Mateo’s Cocina Latina – Yucatan

214 Healdsburg Avenue / Healdsburg / 707-433-1520

Daily:  L – D
Mon – Thu  11am – 10pm
Fri – Sat  11am – 11pm
Sun   11am – 10pm
Sat – Sun  Brunch till 3pm
Specialty:  House-Made Tortillas
Full Bar with 47 Tequilas & 47 Mezcales

** 2/27/12  $$-$$$

Having read Jeff Cox’s glowing review, I was anxious to sample Chef Mateo Granados’ cuisine. Having traveled extensively in Mexico over the past 30 years, frequently to the Yucatan Peninsula, I know the food there well, so I was looking forward to some authentic  Tendejon de Calle, the “taste of the street” that Chef Mateo is promoting with a modern twist.

My friend Chef Mary Bergin was with me as we set out on a rainy Monday on the road to Healdsburg in hopes of a great meal and some serious window shopping afterwards! We entered the visually exciting restaurant furnished mostly with typical furniture from Mexico and interesting art adorning the walls. The indoor space is large with a long, handsome bar with tall rattan chairs and an outdoor patio in the rear of the restaurant for good weather dining. Since our intention was to order several dishes to share, we opted to sit at a long picnic table inside that is meant as a “share” table for diners.

Now the menu. Tamales came in three varieties: Suckling Pig; Rocky Chicken and Seasonal Vegetables, all $10 each.
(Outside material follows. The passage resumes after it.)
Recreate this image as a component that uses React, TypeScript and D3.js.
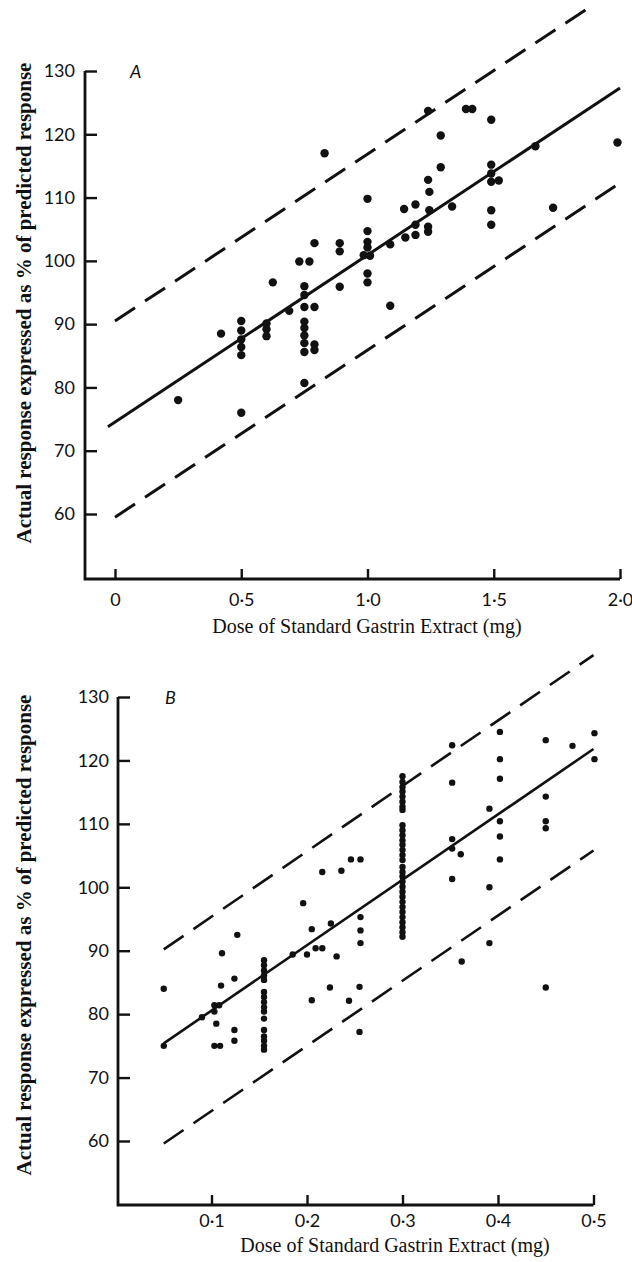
import * as d3 from "d3";
import { useEffect, useRef } from "react";

// Panel A: dose (mg) and response (% of predicted)
const doseA = [0.25, 0.42, 0.5, 0.5, 0.5, 0.5, 0.5, 0.5, 0.6, 0.6, 0.6, 0.625, 0.69, 0.73, 0.77,
  0.75, 0.75, 0.75, 0.75, 0.75, 0.75, 0.75, 0.75, 0.75, 0.79, 0.79, 0.79, 0.79, 0.83,
  0.89, 0.89, 0.89, 1.0, 1.0, 1.0, 1.0, 0.985, 1.01, 1.0, 1.0, 1.09, 1.09, 1.145, 1.15,
  1.19, 1.19, 1.19, 1.24, 1.24, 1.245, 1.245, 1.24, 1.24, 1.29, 1.29, 1.335, 1.39, 1.415,
  1.49, 1.49, 1.49, 1.49, 1.52, 1.49, 1.49, 1.665, 1.735, 1.99];
const respA = [78, 88.5, 90.5, 89, 87.6, 86.4, 85.1, 76, 90.1, 89.2, 88.1, 96.6, 92.1, 99.9, 99.9,
  96.0, 94.6, 92.7, 90.4, 89.4, 88.2, 87.0, 85.6, 80.7, 102.8, 92.7, 86.8, 85.9, 117.0,
  102.8, 101.5, 95.9, 109.8, 104.7, 103.0, 102.1, 100.9, 100.8, 98.0, 96.6, 102.6, 92.9, 108.2, 103.7,
  108.9, 105.7, 104.1, 123.7, 112.8, 110.9, 108.0, 105.4, 104.6, 119.8, 114.8, 108.6, 124.0, 124.0,
  122.3, 115.2, 113.8, 112.5, 112.7, 108.0, 105.7, 118.1, 108.4, 118.7];

// Panel B
const doseB = [0.05, 0.05, 0.09, 0.103, 0.108, 0.103, 0.105, 0.103, 0.109, 0.111, 0.11,
  0.124, 0.127, 0.124, 0.124,
  0.155, 0.155, 0.155, 0.155, 0.155, 0.155, 0.155, 0.155, 0.155, 0.155, 0.155, 0.155, 0.155, 0.155, 0.155, 0.155,
  0.185, 0.196, 0.2, 0.205, 0.205, 0.209, 0.216, 0.216, 0.225, 0.231, 0.224, 0.236, 0.246, 0.256,
  0.256, 0.256, 0.256, 0.255, 0.244, 0.255,
  0.3, 0.3, 0.3, 0.3, 0.3, 0.3, 0.3, 0.3, 0.3, 0.3, 0.3, 0.3, 0.3, 0.3, 0.3, 0.3,
  0.3, 0.3, 0.3, 0.3, 0.3, 0.3, 0.3, 0.3, 0.3, 0.3, 0.3, 0.3, 0.3, 0.3, 0.3,
  0.352, 0.352, 0.352, 0.352, 0.361, 0.352, 0.362, 0.391, 0.391, 0.391,
  0.402, 0.402, 0.402, 0.402, 0.402, 0.402, 0.45, 0.45, 0.45, 0.45, 0.45, 0.478, 0.501, 0.501];
const respB = [84, 75, 79.5, 81.4, 81.4, 80.4, 78.5, 75, 75, 89.6, 84.5,
  85.6, 92.5, 77.5, 75.8,
  88.5, 87.7, 86.9, 86.1, 85.4, 83.5, 82.7, 81.9, 81.1, 80.4, 79.3, 77.5, 76.5, 75.8, 75.0, 74.4,
  89.4, 97.5, 89.4, 93.4, 82.2, 90.4, 90.4, 102.4, 94.3, 89.1, 84.2, 102.6, 104.4, 104.4,
  95.3, 93.2, 91.2, 84.3, 82.1, 77.2,
  117.5, 116.6, 115.8, 115.1, 114.3, 113.5, 112.7, 112.2, 109.8, 109.0, 108.2, 107.4, 106.7, 105.9, 105.1, 104.3,
  103.2, 102.4, 101.7, 100.9, 100.1, 99.3, 98.5, 97.7, 96.9, 96.1, 95.3, 94.5, 93.7, 92.9, 92.2,
  122.4, 116.5, 107.6, 106.1, 105.2, 101.3, 88.3, 112.4, 100.0, 91.2,
  124.5, 120.2, 117.1, 110.4, 108.0, 104.4, 123.2, 114.3, 110.4, 109.3, 84.2, 122.3, 124.3, 120.2];

// fitted line and limits, [dose, response] end points
const fitA: [number, number][] = [[-0.028, 73.8], [2.0, 127.3]];
const upperA: [number, number][] = [[0, 90.5], [1.88, 140.1]];
const lowerA: [number, number][] = [[0, 59.5], [2.0, 112.3]];
const fitB: [number, number][] = [[0.05, 75.4], [0.5, 121.8]];
const upperB: [number, number][] = [[0.05, 90.2], [0.5, 136.6]];
const lowerB: [number, number][] = [[0.05, 59.6], [0.5, 105.8]];

const yTicks = [60, 70, 80, 90, 100, 110, 120, 130];
const xTicksA = [0, 0.5, 1.0, 1.5, 2.0];
const xTicksB = [0.1, 0.2, 0.3, 0.4, 0.5];
const fmtA = (d: number) => (d === 0 ? "0" : d.toFixed(1).replace(".", "\u00b7"));
const fmtB = (d: number) => d.toFixed(1).replace(".", "\u00b7");

const yTitle = "Actual response expressed as % of predicted response";
const xTitle = "Dose of Standard Gastrin Extract (mg)";
const tickFont = "Lato, 'Open Sans', sans-serif";

function Panel({
  dose, resp, fit, upper, lower, xDomain, xRange, yRange, axisX, axisBottom, xTicks, fmt,
  r, lw, letter, letterPos, yTitlePos, xTitleY, xTitleX, tickPadY, tickPadX,
}: any) {
  const gx = useRef<SVGGElement>(null);
  const gy = useRef<SVGGElement>(null);
  const x = d3.scaleLinear(xDomain, xRange);
  const y = d3.scaleLinear([60, 130], yRange);
  const line = d3.line<[number, number]>((d) => x(d[0]), (d) => y(d[1]));

  useEffect(() => {
    if (gx.current) {
      const g = d3.select(gx.current);
      g.call(d3.axisBottom(x).tickValues(xTicks).tickFormat(fmt).tickSizeInner(-10).tickSizeOuter(0).tickPadding(tickPadX));
      g.select(".domain").remove();
      g.selectAll("line").attr("stroke", "#111").attr("stroke-width", 2.4);
      g.selectAll("text").attr("font-family", tickFont).attr("font-size", 18).attr("fill", "#111");
    }
  }, [x]);

  useEffect(() => {
    if (gy.current) {
      const g = d3.select(gy.current);
      g.call(d3.axisLeft(y).tickValues(yTicks).tickSizeInner(-12).tickSizeOuter(0).tickPadding(tickPadY));
      g.select(".domain").remove();
      g.selectAll("line").attr("stroke", "#111").attr("stroke-width", 2.4);
      g.selectAll("text").attr("font-family", tickFont).attr("font-size", 18).attr("fill", "#111");
    }
  }, [y]);

  return (
    <g>
      <g ref={gx} transform={`translate(0,${axisBottom})`} />
      <g ref={gy} transform={`translate(${axisX},0)`} />
      <path d={`M${axisX},${y(130)}V${axisBottom}H${x(xDomain[1])}`} fill="none" stroke="#111" strokeWidth={2.8} />
      <path d={line(fit) || ""} fill="none" stroke="#111" strokeWidth={lw} />
      <path d={line(upper) || ""} fill="none" stroke="#111" strokeWidth={lw} strokeDasharray="24 12" />
      <path d={line(lower) || ""} fill="none" stroke="#111" strokeWidth={lw} strokeDasharray="24 12" />
      <g fill="#111">
        {dose.map((d: number, i: number) => (
          <circle key={i} cx={x(d)} cy={y(resp[i])} r={r} />
        ))}
      </g>
      <text x={letterPos[0]} y={letterPos[1]} fontFamily={tickFont} fontStyle="italic" fontSize={18} fill="#111">{letter}</text>
      <text
        transform={`translate(${yTitlePos[0]},${yTitlePos[1]}) rotate(-90)`}
        textAnchor="middle" fontFamily="'Liberation Serif', serif" fontWeight="bold" fontSize={21} fill="#111"
      >{yTitle}</text>
      <text x={xTitleX} y={xTitleY} textAnchor="middle" fontFamily="'Liberation Serif', serif" fontSize={20} fill="#111">{xTitle}</text>
    </g>
  );
}

export default function App() {
  return (
    <svg width={632} height={1262} style={{ position: "absolute", left: 0, top: 0, background: "#fff" }}>
      <Panel
        dose={doseA} resp={respA} fit={fitA} upper={upperA} lower={lowerA}
        xDomain={[0, 2]} xRange={[115, 620]} yRange={[514, 71]} axisX={85} axisBottom={579}
        xTicks={xTicksA} fmt={fmtA} r={4.2} lw={3} letter="A" letterPos={[130, 78]}
        yTitlePos={[31, 303]} xTitleY={633} xTitleX={367} tickPadY={10} tickPadX={14}
      />
      <Panel
        dose={doseB} resp={respB} fit={fitB} upper={upperB} lower={lowerB}
        xDomain={[0, 0.5]} xRange={[116, 593.5]} yRange={[1141, 697]} axisX={118} axisBottom={1205}
        xTicks={xTicksB} fmt={fmtB} r={3.2} lw={2.6} letter="B" letterPos={[165, 704]}
        yTitlePos={[31, 935]} xTitleY={1252} xTitleX={395} tickPadY={9} tickPadX={9}
      />
    </svg>
  );
}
Tacones (crispy corn tortilla cones) with your choice of filling:  Olive Oil Guacamole; Black Bean Puree with House-made Pork Chorizo; Carne Asada and Pan de Cazon (rock cod, tomato-habanero Sauce), all $4 each.

This menu can get expensive quickly; especially if you order cocktails to wash down the food with. Our tab with only two cocktails; four Tacones; two Tamales one special and, a side of three corn tortillas came to $83 for lunch before tip! Ouch.

We ordered two Tamales, Suckling Pig and Chicken and Veggie and two Tacones each, Pork Chorizo and Pan de Cazon (rock cod). The crispy tortilla cones were  perfectly shaped, just like the small cones you get at an ice cream shop and displayed on a wooden rack. Unfortunately, the Suckling Pork filling in the Tamale was extremely bland and, the Rock Cod smelled so fishy it was off-putting. Fish should never smell. When it does it indicates it’s not fresh and my advise is “don’t eat it”. We didn’t! The Tamale with Chicken and Veggies was just okay. Again, where was the seasoning? The special which was recommended to us, a tortilla stuffed with pork and lamb was dry and tasteless. The only enjoyable portion of our meal were the hand-crafted Margaritas and the excellent house-made corn tortillas made from organic masa in three varieties: olive oil, sea salt and traditional, $1 each.

Our consensus on the food: it’s trying too hard. Chef Mateo must be talented as his resume is impressive: in San Francisco, Masa’s, 42 Degrees, Alain Rondelli and Rubicon; in Healdsburg, Charlie Palmer’s Dry Creek Kitchen. But, I think he needs to return to his roots, relax his menu and put some flavor back into his dishes. The food of the Yucatan is simple, delicious and fresh. It’s not trendy.

Recommendation for now:  go for drinks at the bar and maybe some guacamole and chips! I will return in a month or two to see if things have improved.